Paying for security is an important part of the plan, but only one part, Elliot said. Security hardware, well-trained volunteers and general community awareness are also essential to any good synagogue security plan, he said.
Inspiring a congregation to be responsible for its own security is the goal of another national group, the Community Security Service, which since 2007 has been quietly training volunteers across the nation to protect Jewish spaces by teaching them to identify threats and work with police.
While the Secure Community Network focuses on nationwide and local threat assessment, CSS focuses on training volunteer security and increasing community member awareness.
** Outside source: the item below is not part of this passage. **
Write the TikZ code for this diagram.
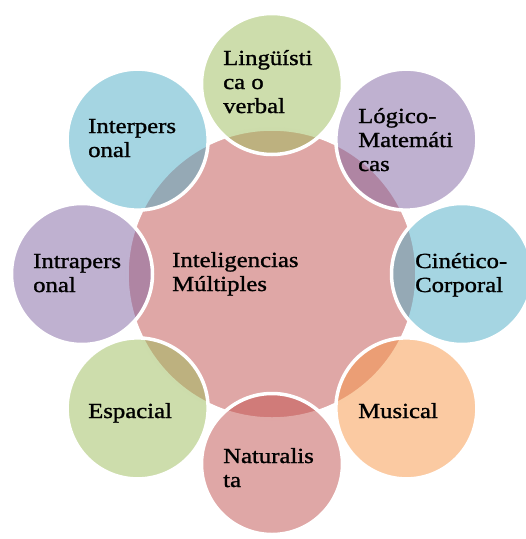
\documentclass[tikz,border=0pt]{standalone}
\usepackage{fontspec}
\setmainfont{Liberation Serif}[FakeStretch=1.15, FakeBold=1.2]

% Office theme accents
\definecolor{accRed}{HTML}{C0504D}
\definecolor{accGreen}{HTML}{9BBB59}
\definecolor{accPurple}{HTML}{8064A2}
\definecolor{accAqua}{HTML}{4BACC6}
\definecolor{accOrange}{HTML}{F79646}

\tikzset{
  bubble/.style={circle, draw=white, line width=3.5pt, fill opacity=0.5,
    text opacity=1, minimum size=#1, inner sep=0pt},
  label/.style={anchor=base west, inner sep=0pt, text=black,
    font=\fontsize{21.5}{24}\selectfont},
}

\begin{document}
\begin{tikzpicture}[x=1pt, y=-1pt]
  \useasboundingbox (0,0) rectangle (526,539);

  % hub
  \node[bubble=290pt, fill=accRed] (hub) at (272,274) {};

  % surrounding bubbles, 190pt from the hub centre
  \node[bubble=141pt, fill=accGreen]  (ling) at (272,84) {};
  \node[bubble=141pt, fill=accPurple] (logi) at (406.4,139.6) {};
  \node[bubble=141pt, fill=accAqua]   (cine) at (462,274) {};
  \node[bubble=141pt, fill=accOrange] (musi) at (406.4,408.4) {};
  \node[bubble=141pt, fill=accRed]    (natu) at (272,464) {};
  \node[bubble=141pt, fill=accGreen]  (espa) at (137.6,408.4) {};
  \node[bubble=141pt, fill=accPurple] (intra) at (82,274) {};
  \node[bubble=141pt, fill=accAqua]   (inter) at (137.6,139.6) {};

  % labels
  \node[label] (tHub) at (172,267) {\vtop{\hbox{Inteligencias}\hbox{Múltiples}}};
  \node[label] (tLing) at (223,65) {\vtop{\hbox{Lingüísti}\hbox{ca o}\hbox{verbal}}};
  \node[label] (tLogi) at (358,123) {\vtop{\hbox{Lógico-}\hbox{Matemáti}\hbox{cas}}};
  \node[label] (tCine) at (415,268) {\vtop{\hbox{Cinético-}\hbox{Corporal}}};
  \node[label] (tMusi) at (358,418) {Musical};
  \node[label] (tNatu) at (223,463) {\vtop{\hbox{Naturalis}\hbox{ta}}};
  \node[label] (tEspa) at (88,418) {Espacial};
  \node[label] (tIntra) at (33,268) {\vtop{\hbox{Intrapers}\hbox{onal}}};
  \node[label] (tInter) at (88,133) {\vtop{\hbox{Interpers}\hbox{onal}}};
\end{tikzpicture}
\end{document}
Like SCN, CSS does not encourage volunteers to carry guns.
“We started with 10 volunteers in New York,” said Jason Friedman, executive director of the New York-based CSS. “Just by word of mouth, we have grown and grown and grown.” He said CSS has trained more than 4,000 security volunteers in New York, New Jersey, Washington, D.C, Maryland and California and recently started groups in other states in other parts of the country.
Ten years ago, people were saying we don’t even need security, the Navy reservist recalled. Now many want to take personal responsibility for their own safety. He believes the growth of his organization is evidence that the conversation around synagogue security has changed.
This is hard work requiring dedication and time for training as well as making sure participants remain aware and engaged. It’s more difficult and complicated than debating whether guns should be allowed in sanctuaries and communal spaces, he asserted. “Sometimes, the gun debate hides a little bit of laziness.”